>> START DATA LINES
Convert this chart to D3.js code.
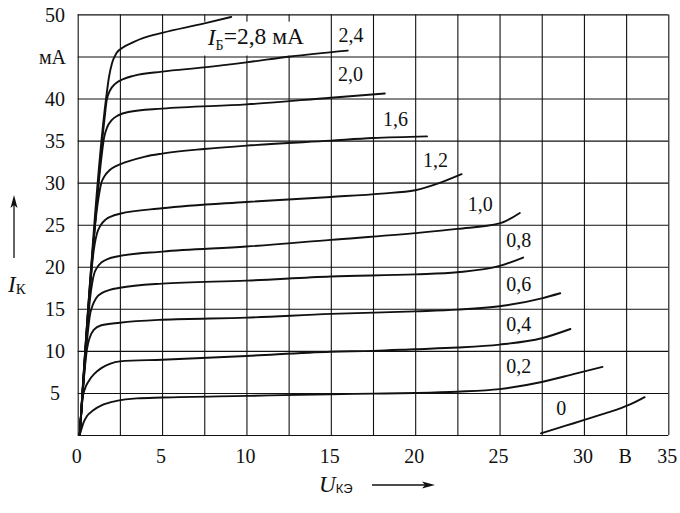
<!DOCTYPE html>
<html>
<head>
<meta charset="utf-8">
<script src="https://cdn.jsdelivr.net/npm/d3@7"></script>
<style>
  html, body { margin: 0; padding: 0; background: #fff; }
  svg { display: block; }
  text { font-family: "Liberation Serif", "DejaVu Serif", serif; fill: #111; }
</style>
</head>
<body>
<div id="chart"></div>
<script>
// ---- data (U_KE in V, I_K in mA) ----
const xGrid = [0, 2.5, 5, 7.5, 10, 12.5, 15, 17.5, 20, 22.5, 25, 27.5, 30, 32.5, 35];
const yGrid = [0, 5, 10, 15, 20, 25, 30, 35, 40, 45, 50];
const xTickValues = [0, 5, 10, 15, 20, 25, 30, 32.5, 35];
const xTickLabels = ["0", "5", "10", "15", "20", "25", "30", "В", "35"];
const yTickValues = [5, 10, 15, 20, 25, 30, 35, 40, 45, 50];
const yTickLabels = ["5", "10", "15", "20", "25", "30", "35", "40", "мА", "50"];

const ib0  = [[27.45,0.2],[28.5,0.85],[29.4,1.4],[30.5,2.1],[31.3,2.6],[32.2,3.2],[32.7,3.6],[33.6,4.5]];
const ib02 = [[0.12,0],[0.22,0.7],[0.35,1.5],[0.55,2.25],[0.9,2.9],[1.5,3.6],[2.3,4.05],[3.5,4.35],[5,4.45],[10,4.65],[15,4.85],[17.5,4.92],[20,5.0],[22.5,5.15],[25,5.45],[27.5,6.3],[29.5,7.3],[31.1,8.1]];
const ib04 = [[0.12,0],[0.3,4.5],[0.45,5.6],[0.65,6.4],[1.0,7.3],[1.4,7.95],[1.9,8.45],[2.5,8.75],[5,8.95],[10,9.4],[15,9.9],[17.5,10.0],[20,10.2],[22.5,10.4],[25,10.75],[27.5,11.5],[29.2,12.6]];
const ib06 = [[0.12,0],[0.45,8.5],[0.55,10.2],[0.7,11.5],[0.95,12.5],[1.4,13.05],[2.5,13.35],[5,13.7],[10,13.95],[15,14.4],[20,14.7],[22.5,14.9],[25,15.3],[27.5,16.25],[28.6,16.85]];
const ib08 = [[0.12,0],[0.6,12.2],[0.72,14.2],[0.88,15.4],[1.1,16.3],[1.45,16.9],[1.9,17.25],[2.5,17.5],[5,18.0],[10,18.35],[15,18.85],[20,19.1],[22.5,19.35],[25,20.1],[26.4,21.1]];
const ib10 = [[0.12,0],[0.8,17.3],[0.95,19.0],[1.15,19.9],[1.4,20.5],[1.8,20.95],[2.4,21.25],[5,21.8],[10,22.4],[15,23.2],[20,24.0],[22.5,24.5],[25,25.15],[26.2,26.4]];
const ib12 = [[0.12,0],[1.0,22.6],[1.15,24.0],[1.35,24.9],[1.65,25.6],[2.0,26.0],[2.5,26.3],[5,26.95],[10,27.7],[15,28.3],[18,28.7],[20,29.1],[21.5,30.0],[22.75,31.0]];
const ib16 = [[0.12,0],[1.22,28.0],[1.38,29.8],[1.6,30.8],[1.9,31.5],[2.3,32.0],[2.8,32.4],[4,33.1],[5,33.45],[7.5,34.0],[10,34.4],[15,35.0],[17.5,35.3],[20.7,35.5]];
const ib20 = [[0.12,0],[1.42,33.2],[1.55,35.2],[1.75,36.6],[2.0,37.4],[2.4,38.0],[3.0,38.4],[5,38.8],[10,39.3],[15,40.1],[18.2,40.6]];
const ib24 = [[0.12,0],[1.6,37.8],[1.72,39.8],[1.9,40.9],[2.2,41.7],[2.7,42.3],[3.3,42.7],[5,43.2],[7.5,43.7],[10,44.3],[12.6,45.0],[16,45.7]];
const ib28 = [[0.12,0],[1.7,40.3],[1.85,42.5],[2.05,44.3],[2.3,45.4],[2.7,46.1],[3.3,46.7],[3.9,47.2],[5,47.8],[7.45,48.9],[9.1,49.7]];

const seriesList = [ib0, ib02, ib04, ib06, ib08, ib10, ib12, ib16, ib20, ib24, ib28];

// curve annotations (text, position in data units)
const curveLabels = ["0", "0,2", "0,4", "0,6", "0,8", "1,0", "1,2", "1,6", "2,0", "2,4"];
const curveLabelX = [28.65, 26.13, 26.13, 26.13, 26.14, 23.86, 21.2, 18.83, 16.16, 16.19];
const curveLabelY = [3.17, 8.15, 13.2, 17.95, 23.19, 27.5, 32.7, 37.57, 42.9, 47.6];
const topLabelPos = [10.56, 47.3];

// ---- layout ----
const W = 680, H = 513;
const svg = d3.select("#chart").append("svg").attr("width", W).attr("height", H);

const x = d3.scaleLinear().domain([0, 35]).range([77.7, 668.3]);
const y = d3.scaleLinear().domain([0, 50]).range([435, 14.4]);
const ink = "#111";

// grid via axes
const gx = svg.append("g").attr("transform", `translate(0,${y(0)})`)
  .call(d3.axisBottom(x).tickValues(xGrid).tickSize(-(y(0) - y(50))).tickFormat(""));
const gy = svg.append("g").attr("transform", `translate(${x(0)},0)`)
  .call(d3.axisLeft(y).tickValues(yGrid).tickSize(-(x(35) - x(0))).tickFormat(""));
[gx, gy].forEach(g => {
  g.select(".domain").remove();
  g.selectAll(".tick line").attr("stroke", ink).attr("stroke-width", 1.1);
});

// white box behind the I_B=2,8 label
const topG = svg.append("g");
const boxRect = topG.append("rect").attr("fill", "#fff");

// tick labels
const xl = svg.append("g").attr("transform", `translate(0,${y(0)})`)
  .call(d3.axisBottom(x).tickValues(xTickValues).tickSize(0).tickPadding(14)
    .tickFormat((d, i) => xTickLabels[i]));
xl.select(".domain").remove();
xl.selectAll("text").attr("font-size", 20).attr("font-family", "Liberation Serif").attr("fill", ink)
  .attr("dx", -1.5);

const yl = svg.append("g").attr("transform", `translate(${x(0)},0)`)
  .call(d3.axisLeft(y).tickValues(yTickValues).tickSize(0)
    .tickFormat((d, i) => yTickLabels[i]));
yl.select(".domain").remove();
yl.selectAll("text").attr("font-size", 20).attr("font-family", "Liberation Serif").attr("fill", ink)
  .attr("text-anchor", "middle").attr("x", 55 - x(0)).attr("dy", "0.33em");
yl.selectAll("text").filter((d, i) => yTickLabels[i] === "мА").attr("x", 52.5 - x(0));

// curves
const line = d3.line().x(d => x(d[0])).y(d => y(d[1])).curve(d3.curveMonotoneX);
svg.append("g").selectAll("path").data(seriesList).join("path")
  .attr("d", line).attr("fill", "none").attr("stroke", ink)
  .attr("stroke-width", 1.9).attr("stroke-linejoin", "round").attr("stroke-linecap", "round");

// curve labels
svg.append("g").selectAll("text").data(curveLabels).join("text")
  .attr("x", (d, i) => x(curveLabelX[i])).attr("y", (d, i) => y(curveLabelY[i]))
  .attr("dy", "0.35em").attr("text-anchor", "middle").attr("font-size", 20).text(d => d);

// I_B = 2,8 mA label
const tl = topG.append("text").attr("x", x(topLabelPos[0])).attr("y", y(topLabelPos[1]))
  .attr("dy", "0.35em").attr("text-anchor", "middle").attr("font-size", 23.5);
tl.append("tspan").attr("font-style", "italic").text("I");
tl.append("tspan").attr("font-size", 14).attr("dy", "0.3em").text("Б");
tl.append("tspan").attr("dy", "-0.25em").text("=2,8 мА");
const bb = tl.node().getBBox();
boxRect.attr("x", bb.x - 6).attr("y", bb.y - 1).attr("width", bb.width + 12).attr("height", bb.height + 4);

// axis titles
const ik = svg.append("text").attr("x", 8).attr("y", 292).attr("font-size", 23);
ik.append("tspan").attr("font-style", "italic").text("I");
ik.append("tspan").attr("font-size", 15).attr("dy", 2).text("К");

const uk = svg.append("text").attr("x", 319).attr("y", 492).attr("font-size", 23);
uk.append("tspan").attr("font-style", "italic").text("U");
uk.append("tspan").attr("font-size", 13).attr("dy", 1).attr("font-family", "Liberation Sans").text("КЭ");

// arrows
svg.append("line").attr("x1", 14).attr("y1", 258).attr("x2", 14).attr("y2", 205)
  .attr("stroke", ink).attr("stroke-width", 1.3);
svg.append("path").attr("d", "M14,195 L10.5,208 L14,205 L17.5,208 Z").attr("fill", ink);
svg.append("line").attr("x1", 372).attr("y1", 485).attr("x2", 425).attr("y2", 485)
  .attr("stroke", ink).attr("stroke-width", 1.3);
svg.append("path").attr("d", "M435,485 L422,481.5 L425,485 L422,488.5 Z").attr("fill", ink);
</script>
</body>
</html>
>> END DATA LINES
Find every line of the data that holds the string "chart", then say how many there are and nothing else.

> ANSWER IN FULL
3